XVII/MPR/1998 tentang Hak Asasi Manusia, Undang-Undang No. 39 tahun 1999
tentang Hak Asasi Manusia, Undang-Undang No. 26 tahun 2000 yang mengubah Perpu
Nomor 1 Tahun 1999 tentang Pengadilan HAM, Negara juga meratifikasi Kovenan
international hak-hak sipil dan politik juga hak-hak ekonomi, sosial dan budaya
ke dalam undang-undang RI. Sementara itu kepada Papua pemerintah menyediakan
Undang-Undang otonomi khusus (UU No. 21 tahun 2001/UU No.35 tahun 2008) agar HAM
memperoleh tempat terhormat di dalam Negara.
Berdasarkan
Undang-Undang diatas, maka setiap tindakan yang melanggar HAM akan disebut sebagai
“kejahatan”, undang-undang Pengadilan HAM memperjelasnya sebagai extra ordinary crime (kejahatan luar
biasa) disamping kejahatan terorisme, narkotika dan korupsi.
Undang-Undang
Pengadilan HAM juga mempertegas dengan istilah hukum pelanggaran HAM berat (gross violation of human rights) yang
memisahkan kejahatan Kemanusiaan (crimes
against humanity) and kejahatan genosida entah dilakukanya dengan senagaja (by commission) ataupun tidak sengaja termasuk
pembiaran (by omission), dan
kejahatan itu dapat dituntut ke pengadilan HAM yang diatur di dalam
Undang-Undang No. 26 Tahun 2000.
Komisi
Nasional HAM kemudian bermunculan melalui list
undang-undang diatas, walau sebenarnya institusi ini bukan baru, sebelum
reformasi (1998) institusi ini pernah ada melalui Keppres No. 50 Tahun 1993,
namun sayangnya “lembaga Komnas ketika itu hanya menjadi stempel Negara yang tidak
banyak berperan dalam rezim yang amat kuat saat itu dan bisa saja seperti yang telah
disebut diatas mengenai tindakan melanggar HAM bukan perbuatan melanggar hukum”.
Institusi
Komnas HAM di dalam UU No. 26 tahun 2000 tentang Pengadilan HAM, Pasal 18
lembaga Komnas diatur berwenang sebagai penyelidik Kasus Pelanggaran HAM.

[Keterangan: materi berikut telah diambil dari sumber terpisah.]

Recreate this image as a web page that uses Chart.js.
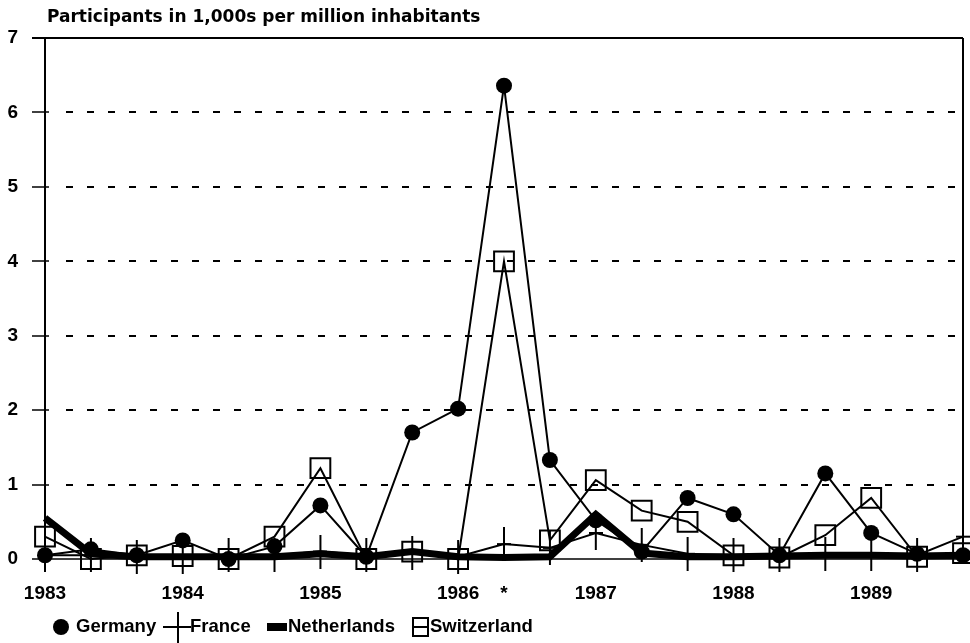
<!DOCTYPE html>
<html><head><meta charset="utf-8">
<script src="https://cdn.jsdelivr.net/npm/chart.js@4.4.0/dist/chart.umd.min.js"></script>
<style>html,body{margin:0;padding:0;background:#fff;}#wrap{width:970px;height:643px;position:relative;}</style>
</head><body><div id="wrap"><canvas id="c" width="970" height="643"></canvas></div>
<script>
const xLabels = ['1983','','','1984','','','1985','','','1986','*','','1987','','','1988','','','1989','',''];
const germany     = [0.05,0.13,0.05,0.25,0.00,0.17,0.72,0.03,1.70,2.02,6.36,1.33,0.52,0.10,0.82,0.60,0.05,1.15,0.35,0.07,0.05];
const france      = [0.05,0.05,0.03,0.03,0.05,0.05,0.10,0.05,0.08,0.03,0.20,0.15,0.35,0.19,0.07,0.05,0.05,0.07,0.07,0.05,0.30];
const netherlands = [0.55,0.07,0.03,0.03,0.03,0.03,0.07,0.03,0.10,0.03,0.02,0.03,0.60,0.08,0.03,0.03,0.04,0.05,0.05,0.04,0.05];
const switzerland = [0.30,0.00,0.05,0.04,0.00,0.30,1.22,0.00,0.10,0.00,4.00,0.25,1.06,0.65,0.50,0.05,0.02,0.32,0.82,0.03,0.08];
const yTicks = [0,1,2,3,4,5,6,7];
const titleText = 'Participants in 1,000s per million inhabitants';
const legendNames = ['Germany','France','Netherlands','Switzerland'];

const LEG = 'bold 18.5px "Liberation Sans", Arial, sans-serif';

// France marker: cross with a long vertical arm
const crossImg = document.createElement('canvas');
crossImg.width = 14; crossImg.height = 34;
(function(){
  const g = crossImg.getContext('2d');
  g.strokeStyle = '#000'; g.lineWidth = 2;
  g.beginPath(); g.moveTo(0,17); g.lineTo(14,17); g.moveTo(7,0); g.lineTo(7,34); g.stroke();
})();

const frame = {
  id: 'frame',
  beforeDatasetsDraw(chart){
    const {ctx, chartArea:a, scales:{y}} = chart;
    ctx.save();
    ctx.strokeStyle = '#000';
    ctx.lineWidth = 2; ctx.setLineDash([7,14]);
    for (const v of yTicks){
      if (v === 0 || v === 7) continue;
      const py = Math.round(y.getPixelForValue(v));
      ctx.beginPath(); ctx.moveTo(a.left+21, py); ctx.lineTo(a.right-6, py); ctx.stroke();
    }
    ctx.setLineDash([]);
    ctx.lineWidth = 1.5;
    for (const v of yTicks){
      const py = Math.round(y.getPixelForValue(v));
      ctx.beginPath(); ctx.moveTo(a.left-13, py); ctx.lineTo(a.left+4, py); ctx.stroke();
    }
    ctx.lineWidth = 2;
    ctx.beginPath(); ctx.moveTo(a.left-13, a.top); ctx.lineTo(a.right, a.top); ctx.stroke();
    ctx.beginPath();
    ctx.moveTo(a.left, a.top); ctx.lineTo(a.left, a.bottom);
    ctx.moveTo(a.right, a.top); ctx.lineTo(a.right, a.bottom);
    ctx.stroke();
    ctx.lineWidth = 1.5;
    ctx.beginPath(); ctx.moveTo(a.left, a.bottom); ctx.lineTo(a.right, a.bottom); ctx.stroke();
    ctx.restore();
  },
  afterDraw(chart){
    const ctx = chart.ctx;
    ctx.save();
    ctx.fillStyle = '#000'; ctx.strokeStyle = '#000';
    ctx.font = 'bold 17px "DejaVu Sans", sans-serif';
    ctx.textBaseline = 'middle'; ctx.textAlign = 'left';
    ctx.fillText(titleText, 47, 18);
    // legend
    const ly = 627;
    ctx.font = LEG;
    ctx.beginPath(); ctx.arc(61, ly, 8, 0, Math.PI*2); ctx.fill();
    ctx.fillText(legendNames[0], 76, ly);
    ctx.lineWidth = 2;
    ctx.beginPath(); ctx.moveTo(163, ly); ctx.lineTo(191, ly); ctx.moveTo(178, ly-15); ctx.lineTo(178, ly+16); ctx.stroke();
    ctx.fillText(legendNames[1], 190, ly);
    ctx.fillRect(267, ly-4, 20, 8);
    ctx.fillText(legendNames[2], 288, ly);
    ctx.strokeRect(413, ly-9, 15, 18);
    ctx.beginPath(); ctx.moveTo(413, ly); ctx.lineTo(428, ly); ctx.stroke();
    ctx.fillText(legendNames[3], 430, ly);
    ctx.restore();
  }
};

const common = {borderColor:'#000', tension:0, clip:false, fill:false};
new Chart(document.getElementById('c'), {
  type: 'line',
  data: {
    labels: xLabels,
    datasets: [
      Object.assign({label:legendNames[0], data:germany, borderWidth:2, pointStyle:'circle', pointRadius:8,
        pointBackgroundColor:'#000', pointBorderColor:'#000', pointBorderWidth:0}, common),
      Object.assign({label:legendNames[1], data:france, borderWidth:2, pointStyle:crossImg, pointRadius:8}, common),
      Object.assign({label:legendNames[2], data:netherlands, borderWidth:7, pointRadius:0, borderJoinStyle:'miter'}, common),
      Object.assign({label:legendNames[3], data:switzerland, borderWidth:2, pointStyle:'rect', pointRadius:14,
        pointBackgroundColor:'rgba(0,0,0,0)', pointBorderColor:'#000', pointBorderWidth:2}, common)
    ]
  },
  options: {
    responsive:false, animation:false, devicePixelRatio:1,
    layout:{autoPadding:false, padding:{left:0, right:7, top:38, bottom:0}},
    plugins:{legend:{display:false}, title:{display:false}, tooltip:{enabled:false}},
    scales:{
      x:{type:'category', offset:false,
        grid:{display:false, drawTicks:false}, border:{display:false},
        ticks:{autoSkip:false, maxRotation:0, minRotation:0, color:'#000', font:{family:'"Liberation Sans", Arial, sans-serif', size:19, weight:'bold'}, padding:23},
        afterFit(s){ s.height = 84; s.paddingLeft = 0; s.paddingRight = 0; }
      },
      y:{min:0, max:7,
        grid:{display:false, drawTicks:false}, border:{display:false},
        ticks:{stepSize:1, color:'#000', font:{family:'"Liberation Sans", Arial, sans-serif', size:19, weight:'bold'}, padding:27},
        afterFit(s){ s.width = 45; s.paddingTop = 0; s.paddingBottom = 0; }
      }
    }
  },
  plugins:[frame]
});
</script></body></html>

selanjutnya berdasarkan dalam Undang-Undang Nomor 39 Tahun 1999 lembaga Komnas
HAM nampak pada BAB VII, ketentuan pasal 76 ayat (4) dan ayat (5) menyebut
Komnas HAM berkedudukan di Ibu Kota Negara (Jakarta) dan dapat juga membentuk
kantor perwakilan Di Daerah (Propinsi), Undang-Undang Otonomi Khusus Papua
meng-cover ketentuan yang sama di
dalam pasal 45 ayat (2) dengan menegaskan “pemerintah
dapat membentuk perwakilan Komnas HAM di Propinsi Papua”.